Skills training helps prevent child, early and forced marriage

Parbarti is among a number of young women in Nepal who are learning new skills, earning money and taking the lead on their futures so they can say no to child, early and forced marriage.

Parbati in front of her house
Parbati in front of her house.

Nepal has one of the highest rates of child marriage in Asia, despite laws against it. Figures show that 33% of women in Nepal between the ages of 20-24 married before the age of 18.

Plan International Nepal’s NORAD-funded project Girls Get Equal: Preventing Child, Early and Forced Marriage is supporting girls and their families at the risk of child marriage to increase their skills and generate income to avoid early marriage.

“Girls of my age in my community are already married. My parents face humiliation because I refuse to get married,” says Parbati.

Child marriage a reality for girls in Nepal

Like thousands of other girls in Nepal, Parbati lived in daily fear of being forced to do something she didn’t want to. In Parbati’s community it’s common practice for girls to marry at a young age.

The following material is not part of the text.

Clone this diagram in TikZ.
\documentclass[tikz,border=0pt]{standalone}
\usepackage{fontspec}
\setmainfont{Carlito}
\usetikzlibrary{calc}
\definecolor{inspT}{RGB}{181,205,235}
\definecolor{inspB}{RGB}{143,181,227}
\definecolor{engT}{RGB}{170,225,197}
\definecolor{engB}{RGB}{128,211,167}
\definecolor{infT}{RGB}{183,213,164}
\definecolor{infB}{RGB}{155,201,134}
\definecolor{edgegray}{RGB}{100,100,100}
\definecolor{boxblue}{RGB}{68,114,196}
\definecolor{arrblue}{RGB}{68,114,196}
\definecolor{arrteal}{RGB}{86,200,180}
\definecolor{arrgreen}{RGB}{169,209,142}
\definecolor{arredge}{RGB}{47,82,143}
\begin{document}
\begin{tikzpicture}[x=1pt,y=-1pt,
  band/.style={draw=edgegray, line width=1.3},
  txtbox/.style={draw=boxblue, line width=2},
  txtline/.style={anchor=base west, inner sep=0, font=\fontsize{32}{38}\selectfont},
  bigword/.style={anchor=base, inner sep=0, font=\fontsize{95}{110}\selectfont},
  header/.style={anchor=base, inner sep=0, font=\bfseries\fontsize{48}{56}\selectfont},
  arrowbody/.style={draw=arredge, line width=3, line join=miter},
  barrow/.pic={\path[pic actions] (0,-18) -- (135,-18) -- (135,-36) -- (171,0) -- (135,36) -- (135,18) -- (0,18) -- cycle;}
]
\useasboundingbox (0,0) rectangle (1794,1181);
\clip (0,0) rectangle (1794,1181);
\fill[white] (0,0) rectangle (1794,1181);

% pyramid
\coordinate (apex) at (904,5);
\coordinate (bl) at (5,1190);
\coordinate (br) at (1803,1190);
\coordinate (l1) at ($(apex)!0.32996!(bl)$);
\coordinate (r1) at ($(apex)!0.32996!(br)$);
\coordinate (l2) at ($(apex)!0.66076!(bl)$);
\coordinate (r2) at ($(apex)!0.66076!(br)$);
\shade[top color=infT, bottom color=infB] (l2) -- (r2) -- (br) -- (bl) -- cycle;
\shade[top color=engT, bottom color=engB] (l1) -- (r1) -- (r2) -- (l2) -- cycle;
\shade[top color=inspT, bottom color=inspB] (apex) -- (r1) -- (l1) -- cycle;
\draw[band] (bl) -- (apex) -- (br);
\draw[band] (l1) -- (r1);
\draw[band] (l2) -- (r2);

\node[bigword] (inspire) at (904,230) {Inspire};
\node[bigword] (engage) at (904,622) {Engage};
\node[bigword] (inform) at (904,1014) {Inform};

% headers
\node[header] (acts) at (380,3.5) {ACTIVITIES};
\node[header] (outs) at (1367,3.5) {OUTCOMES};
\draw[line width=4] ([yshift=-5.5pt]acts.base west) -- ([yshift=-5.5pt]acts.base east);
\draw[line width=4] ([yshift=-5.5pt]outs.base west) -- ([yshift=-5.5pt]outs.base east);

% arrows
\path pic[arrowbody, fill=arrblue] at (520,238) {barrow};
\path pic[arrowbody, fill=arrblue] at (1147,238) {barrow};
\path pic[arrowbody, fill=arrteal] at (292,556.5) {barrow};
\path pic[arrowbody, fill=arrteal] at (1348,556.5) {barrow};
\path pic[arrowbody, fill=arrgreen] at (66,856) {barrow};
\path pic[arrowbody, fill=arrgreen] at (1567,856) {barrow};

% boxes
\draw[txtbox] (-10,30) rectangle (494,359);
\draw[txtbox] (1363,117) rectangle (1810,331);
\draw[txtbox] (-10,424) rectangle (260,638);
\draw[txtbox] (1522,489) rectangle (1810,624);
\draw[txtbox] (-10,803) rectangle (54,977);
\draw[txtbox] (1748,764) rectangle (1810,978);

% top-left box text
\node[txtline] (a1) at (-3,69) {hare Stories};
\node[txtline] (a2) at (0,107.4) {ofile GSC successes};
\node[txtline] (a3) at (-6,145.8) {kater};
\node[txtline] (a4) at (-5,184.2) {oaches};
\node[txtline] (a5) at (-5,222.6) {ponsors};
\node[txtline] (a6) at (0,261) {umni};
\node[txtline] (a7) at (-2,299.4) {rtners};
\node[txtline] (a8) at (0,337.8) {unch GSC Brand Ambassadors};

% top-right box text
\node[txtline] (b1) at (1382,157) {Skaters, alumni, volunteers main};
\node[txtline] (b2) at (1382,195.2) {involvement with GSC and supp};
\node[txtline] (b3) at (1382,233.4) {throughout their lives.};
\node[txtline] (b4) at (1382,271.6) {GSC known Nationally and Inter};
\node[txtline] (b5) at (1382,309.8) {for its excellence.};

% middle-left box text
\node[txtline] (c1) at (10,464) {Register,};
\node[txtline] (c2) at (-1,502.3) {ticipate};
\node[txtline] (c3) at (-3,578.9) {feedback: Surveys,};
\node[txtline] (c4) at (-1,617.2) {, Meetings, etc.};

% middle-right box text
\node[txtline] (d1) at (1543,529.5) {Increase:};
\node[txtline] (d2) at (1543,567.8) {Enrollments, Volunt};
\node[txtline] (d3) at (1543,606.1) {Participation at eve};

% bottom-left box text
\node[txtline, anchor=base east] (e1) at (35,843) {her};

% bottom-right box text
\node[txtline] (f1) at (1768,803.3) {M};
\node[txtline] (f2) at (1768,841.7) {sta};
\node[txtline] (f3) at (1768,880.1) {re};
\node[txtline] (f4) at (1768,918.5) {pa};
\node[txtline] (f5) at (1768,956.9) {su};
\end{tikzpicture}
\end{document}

When she was 19, Parbati’s fears almost became a reality. One day, her relatives visited her parents to discuss aranging Parbati’s marriage with a 22-year-old man living in the neighbouring district. She was not told anything about the preparations until her mother announced that she would be getting married soon.

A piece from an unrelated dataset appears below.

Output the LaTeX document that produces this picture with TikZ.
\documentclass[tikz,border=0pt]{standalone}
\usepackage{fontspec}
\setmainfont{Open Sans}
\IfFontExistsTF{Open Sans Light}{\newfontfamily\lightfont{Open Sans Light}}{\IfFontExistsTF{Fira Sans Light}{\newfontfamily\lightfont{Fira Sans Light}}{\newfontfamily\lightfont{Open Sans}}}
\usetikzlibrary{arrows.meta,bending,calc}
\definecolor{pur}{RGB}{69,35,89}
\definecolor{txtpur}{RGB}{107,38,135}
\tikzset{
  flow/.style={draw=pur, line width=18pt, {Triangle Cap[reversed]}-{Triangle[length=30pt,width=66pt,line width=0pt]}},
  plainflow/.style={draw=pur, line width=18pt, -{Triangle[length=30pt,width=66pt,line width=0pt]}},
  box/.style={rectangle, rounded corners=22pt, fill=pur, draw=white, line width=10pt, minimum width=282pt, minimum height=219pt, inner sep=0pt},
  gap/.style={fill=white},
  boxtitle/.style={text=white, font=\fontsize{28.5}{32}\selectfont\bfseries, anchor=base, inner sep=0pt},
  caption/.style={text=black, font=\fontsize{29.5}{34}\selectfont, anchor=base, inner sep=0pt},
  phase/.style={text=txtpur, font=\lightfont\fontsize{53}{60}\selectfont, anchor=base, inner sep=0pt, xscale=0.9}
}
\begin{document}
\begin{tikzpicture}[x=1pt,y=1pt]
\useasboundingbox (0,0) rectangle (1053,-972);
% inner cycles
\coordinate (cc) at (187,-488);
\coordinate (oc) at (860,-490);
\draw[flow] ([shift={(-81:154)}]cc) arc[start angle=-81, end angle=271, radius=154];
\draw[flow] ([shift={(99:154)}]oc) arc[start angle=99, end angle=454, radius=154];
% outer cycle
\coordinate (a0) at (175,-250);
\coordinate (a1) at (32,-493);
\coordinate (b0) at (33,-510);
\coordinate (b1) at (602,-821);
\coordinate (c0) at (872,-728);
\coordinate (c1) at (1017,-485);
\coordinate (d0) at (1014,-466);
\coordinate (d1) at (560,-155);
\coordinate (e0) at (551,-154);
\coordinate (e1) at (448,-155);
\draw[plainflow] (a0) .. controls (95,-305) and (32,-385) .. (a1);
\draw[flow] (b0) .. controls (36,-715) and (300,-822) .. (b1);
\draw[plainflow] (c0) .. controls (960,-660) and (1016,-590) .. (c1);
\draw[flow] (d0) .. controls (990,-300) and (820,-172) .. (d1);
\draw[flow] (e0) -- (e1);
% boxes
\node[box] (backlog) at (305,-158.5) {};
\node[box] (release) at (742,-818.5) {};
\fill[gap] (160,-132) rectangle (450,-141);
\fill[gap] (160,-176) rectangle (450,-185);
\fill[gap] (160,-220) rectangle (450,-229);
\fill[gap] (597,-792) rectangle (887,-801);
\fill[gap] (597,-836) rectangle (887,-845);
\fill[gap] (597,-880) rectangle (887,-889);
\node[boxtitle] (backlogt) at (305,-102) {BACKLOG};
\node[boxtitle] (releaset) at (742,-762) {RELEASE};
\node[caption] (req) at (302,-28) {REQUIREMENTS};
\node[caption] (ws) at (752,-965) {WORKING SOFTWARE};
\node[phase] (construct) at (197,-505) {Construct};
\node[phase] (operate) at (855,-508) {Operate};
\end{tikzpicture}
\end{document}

I dream of becoming a strong woman who is independent. I want to work hard and open a tailoring shop in 5 years.

“I stopped my studies after the grade 10 examinations,” says Parbati. “I am from a poor farming family. My father is a mason and my elder brother is a labourer. Our income was not enough to support both me and my younger brother’s education.”

Parbati wanted to find work so she could support her family. “My mother is sick. She needs my care and attention. If I was independent, I could pay for her treatment in India.”

Education key to stopping child marriage

Firm in her resolve, Parbati decided to stop her marriage. She spoke to her father and expressed her wish not to get married. “During my school days, I learnt about the impact of child, early and forced marriage. Nepal has strict laws. It is punishable.”

“My brother has not been forced into marriage, he is 22 years old,” continues Parbati. “It is difficult for girls in my community. If they are not married, they are a burden for their family.”

Plan International is working in Nepal to ensure that girls like Parbati can make their own choices about their futures. Alongside our implementing partner BEE Group, we are providing vocational training opportunities for girls at high risk of early marriage. When girls have the skills to earn an income, they are no longer viewed by their families as a burden.

“I received tailoring training for 3 months. I learnt basic tailoring skills as well as information on life skills such as gender-based violence, child marriage, and much more,” says Parbati. “Today I work in a tailoring shop. I make around 6-7 items of clothing a day.”

Parbati using a sewing machine to make clothing
Parbati using a sewing machine to make clothing.

Skills training supports girls’ independence

Following her training Parbati received a sewing machine which she uses to make a little additional income. “This has made my life easier. I can spend my free time at home making clothes to earn extra money.”

As well as her income from sewing, Parbati takes on farm work when it is planting season. “I learnt farming from my mother. I work on other people’s farms planting rice during monsoon season.”

Parbati is happy that she is now able to support her family, especially her younger brother. “I buy his stationary, uniform and pay for his lunch. I want him to continue his studies and become a good person,” says Parbati. “I am proud that I do not have to ask for money from my father for my needs. I buy food like salt, sugar, and oil. The rest I save with a savings group.”

Although her mother is proud of Parbati’s activities, she still fears for her daughter’s safety. Their home is right beside the highway and men regularly visit to express their wish to marry Parbati. But after taking part in training on the dangers of early marriage, the family have agreed to let Parbati make her own decision as to when to marry.

“It’s all about trust,” says Parbati. “Therefore, my father supports me in my all my decisions now. If someone approaches them about my marriage, my father stands with me and my choice to only marry after I am 25 years old.”

For now, Parbati want to concentrate on learning new sewing skills and techniques. “I dream of having my own shop and employ girls like me who refuse to get married early. I would like to continue my studies but our economic situation is not good enough for that so I would rather support my family through my earnings.”

Addressing norms and attitudes leading to child marriage

Plan International is equipping girls with livelihood skills as part of our Preventing Child, Early and Forced Marriage programme funded by NORAD. The project is raising awareness in communities to tackle the root causes of child marriage and supporting parents to address the damaging social norms and attitudes that lead to gender inequalities and the acceptance of early marriage.

“I dream of becoming a strong woman who is independent. I want to work hard and open a tailoring shop in 5 years. There are many girls in my community who are married off at an early age. They often return home after facing violence in their marriage. I want to support them, transferring my skills to them by employing them.”